■ **What the exercise asks**: Scan the data for "matplotlib" and copy the lines it appears in.

***** Supplied data *****

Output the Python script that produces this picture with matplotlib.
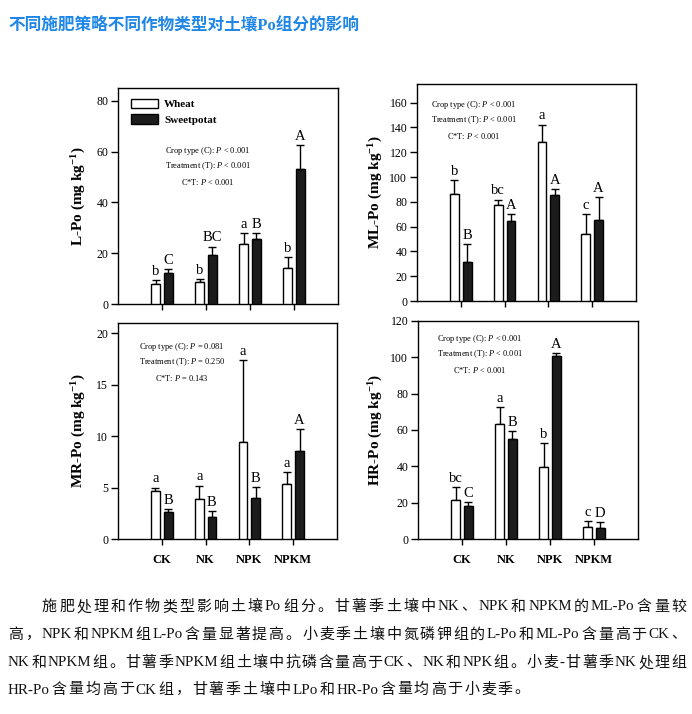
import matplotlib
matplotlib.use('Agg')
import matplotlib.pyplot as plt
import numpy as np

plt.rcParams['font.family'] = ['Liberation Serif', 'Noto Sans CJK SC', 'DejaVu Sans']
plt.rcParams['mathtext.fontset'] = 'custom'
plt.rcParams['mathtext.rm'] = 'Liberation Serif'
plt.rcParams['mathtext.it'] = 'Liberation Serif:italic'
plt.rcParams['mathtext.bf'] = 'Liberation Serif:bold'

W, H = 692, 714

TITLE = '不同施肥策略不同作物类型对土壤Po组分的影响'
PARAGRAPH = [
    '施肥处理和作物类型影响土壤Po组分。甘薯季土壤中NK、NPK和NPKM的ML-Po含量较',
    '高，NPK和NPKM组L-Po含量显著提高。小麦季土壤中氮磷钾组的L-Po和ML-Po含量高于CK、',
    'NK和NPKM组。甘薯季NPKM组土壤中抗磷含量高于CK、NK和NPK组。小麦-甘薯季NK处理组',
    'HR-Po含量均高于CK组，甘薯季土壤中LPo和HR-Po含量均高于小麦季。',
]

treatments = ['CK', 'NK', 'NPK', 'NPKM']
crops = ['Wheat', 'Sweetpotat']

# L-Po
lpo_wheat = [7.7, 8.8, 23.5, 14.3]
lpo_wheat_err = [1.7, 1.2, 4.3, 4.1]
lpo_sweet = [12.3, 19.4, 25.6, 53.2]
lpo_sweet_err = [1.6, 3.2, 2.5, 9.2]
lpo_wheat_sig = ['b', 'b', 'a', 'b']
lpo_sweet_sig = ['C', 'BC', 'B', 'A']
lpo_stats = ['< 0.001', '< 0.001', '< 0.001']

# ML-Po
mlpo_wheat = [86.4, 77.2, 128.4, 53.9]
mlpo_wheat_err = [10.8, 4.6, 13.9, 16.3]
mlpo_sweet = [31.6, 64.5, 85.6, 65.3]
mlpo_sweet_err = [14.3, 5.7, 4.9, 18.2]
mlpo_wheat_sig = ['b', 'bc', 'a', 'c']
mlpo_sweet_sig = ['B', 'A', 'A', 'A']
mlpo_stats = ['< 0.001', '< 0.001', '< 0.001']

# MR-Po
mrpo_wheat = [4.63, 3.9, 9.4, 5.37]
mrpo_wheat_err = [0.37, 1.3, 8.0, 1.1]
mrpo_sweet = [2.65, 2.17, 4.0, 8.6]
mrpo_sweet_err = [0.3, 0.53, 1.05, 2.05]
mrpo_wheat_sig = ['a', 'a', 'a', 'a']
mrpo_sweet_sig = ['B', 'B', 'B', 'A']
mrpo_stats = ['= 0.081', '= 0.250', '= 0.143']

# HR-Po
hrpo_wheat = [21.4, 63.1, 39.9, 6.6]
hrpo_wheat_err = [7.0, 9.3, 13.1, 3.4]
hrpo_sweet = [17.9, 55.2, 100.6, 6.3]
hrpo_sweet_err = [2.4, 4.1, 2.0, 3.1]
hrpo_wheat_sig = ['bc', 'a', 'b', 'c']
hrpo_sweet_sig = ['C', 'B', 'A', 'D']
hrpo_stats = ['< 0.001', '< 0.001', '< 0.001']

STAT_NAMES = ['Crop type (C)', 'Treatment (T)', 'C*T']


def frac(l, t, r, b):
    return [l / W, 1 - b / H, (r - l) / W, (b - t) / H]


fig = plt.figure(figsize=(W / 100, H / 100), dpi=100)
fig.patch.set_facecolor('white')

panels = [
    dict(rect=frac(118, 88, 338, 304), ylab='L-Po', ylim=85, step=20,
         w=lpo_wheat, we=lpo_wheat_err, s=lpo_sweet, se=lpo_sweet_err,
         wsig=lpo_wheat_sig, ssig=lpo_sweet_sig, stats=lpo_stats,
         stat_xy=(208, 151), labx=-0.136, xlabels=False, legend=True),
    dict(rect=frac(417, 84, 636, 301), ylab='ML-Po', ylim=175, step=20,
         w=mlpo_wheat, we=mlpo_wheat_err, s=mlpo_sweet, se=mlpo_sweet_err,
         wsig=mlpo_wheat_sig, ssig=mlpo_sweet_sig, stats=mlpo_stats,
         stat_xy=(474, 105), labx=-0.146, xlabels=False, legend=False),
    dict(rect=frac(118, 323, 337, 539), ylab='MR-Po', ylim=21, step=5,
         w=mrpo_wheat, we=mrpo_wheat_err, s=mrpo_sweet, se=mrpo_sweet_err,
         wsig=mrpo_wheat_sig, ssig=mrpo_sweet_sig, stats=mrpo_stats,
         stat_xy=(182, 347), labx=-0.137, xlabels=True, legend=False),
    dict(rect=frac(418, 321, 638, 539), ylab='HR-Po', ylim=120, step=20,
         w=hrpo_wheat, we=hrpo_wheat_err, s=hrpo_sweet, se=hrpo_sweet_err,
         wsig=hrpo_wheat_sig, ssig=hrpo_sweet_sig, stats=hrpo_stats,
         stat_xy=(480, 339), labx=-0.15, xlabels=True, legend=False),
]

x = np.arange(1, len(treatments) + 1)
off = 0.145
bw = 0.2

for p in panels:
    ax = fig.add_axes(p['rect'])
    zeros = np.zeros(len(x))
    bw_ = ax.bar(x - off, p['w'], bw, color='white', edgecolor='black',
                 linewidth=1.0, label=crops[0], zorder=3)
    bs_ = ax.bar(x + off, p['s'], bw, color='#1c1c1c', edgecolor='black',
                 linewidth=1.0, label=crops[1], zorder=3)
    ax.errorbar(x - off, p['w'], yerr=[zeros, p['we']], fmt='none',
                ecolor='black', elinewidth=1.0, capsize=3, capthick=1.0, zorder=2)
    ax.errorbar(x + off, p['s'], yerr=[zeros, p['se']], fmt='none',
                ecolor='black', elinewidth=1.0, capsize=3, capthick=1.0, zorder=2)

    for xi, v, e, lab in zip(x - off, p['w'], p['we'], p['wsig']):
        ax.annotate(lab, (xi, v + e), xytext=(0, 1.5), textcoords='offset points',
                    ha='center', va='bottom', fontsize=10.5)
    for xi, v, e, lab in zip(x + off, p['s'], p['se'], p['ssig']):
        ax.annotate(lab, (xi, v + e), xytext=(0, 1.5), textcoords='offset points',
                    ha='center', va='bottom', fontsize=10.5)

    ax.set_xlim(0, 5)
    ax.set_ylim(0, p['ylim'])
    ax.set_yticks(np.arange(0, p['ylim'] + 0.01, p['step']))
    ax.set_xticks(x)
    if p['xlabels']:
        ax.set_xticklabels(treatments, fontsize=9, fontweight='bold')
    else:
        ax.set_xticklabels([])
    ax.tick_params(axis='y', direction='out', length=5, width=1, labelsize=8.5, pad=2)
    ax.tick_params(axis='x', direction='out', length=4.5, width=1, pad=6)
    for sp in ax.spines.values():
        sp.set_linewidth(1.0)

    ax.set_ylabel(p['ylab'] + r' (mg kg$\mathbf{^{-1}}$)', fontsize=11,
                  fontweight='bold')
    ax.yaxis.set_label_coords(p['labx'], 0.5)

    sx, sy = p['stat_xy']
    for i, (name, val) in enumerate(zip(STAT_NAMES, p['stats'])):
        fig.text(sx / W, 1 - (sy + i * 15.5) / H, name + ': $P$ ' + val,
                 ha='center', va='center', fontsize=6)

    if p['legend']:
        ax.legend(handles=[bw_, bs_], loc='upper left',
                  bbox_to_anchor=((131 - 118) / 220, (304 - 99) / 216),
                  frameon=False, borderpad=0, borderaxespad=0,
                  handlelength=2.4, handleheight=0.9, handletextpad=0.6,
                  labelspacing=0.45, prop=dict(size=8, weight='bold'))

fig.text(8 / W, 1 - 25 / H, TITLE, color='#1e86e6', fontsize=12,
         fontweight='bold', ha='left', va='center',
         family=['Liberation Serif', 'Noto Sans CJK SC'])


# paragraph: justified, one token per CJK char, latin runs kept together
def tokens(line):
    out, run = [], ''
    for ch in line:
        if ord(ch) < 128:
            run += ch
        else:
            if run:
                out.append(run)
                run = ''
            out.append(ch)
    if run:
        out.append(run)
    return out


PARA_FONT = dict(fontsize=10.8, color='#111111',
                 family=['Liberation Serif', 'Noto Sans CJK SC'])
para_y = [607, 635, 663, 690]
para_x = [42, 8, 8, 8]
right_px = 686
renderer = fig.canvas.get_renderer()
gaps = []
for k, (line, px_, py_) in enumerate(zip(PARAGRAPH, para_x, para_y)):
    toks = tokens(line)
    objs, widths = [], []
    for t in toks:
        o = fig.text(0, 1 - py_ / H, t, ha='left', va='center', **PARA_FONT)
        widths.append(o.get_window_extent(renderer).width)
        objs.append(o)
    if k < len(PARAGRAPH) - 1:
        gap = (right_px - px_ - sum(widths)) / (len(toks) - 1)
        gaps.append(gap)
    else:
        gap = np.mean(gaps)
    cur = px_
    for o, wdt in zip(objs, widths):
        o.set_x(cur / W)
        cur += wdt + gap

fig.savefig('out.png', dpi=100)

*****

■ **Exercise output**:
Output the Python script that produces this picture with matplotlib.
import matplotlib
matplotlib.use('Agg')
import matplotlib.pyplot as plt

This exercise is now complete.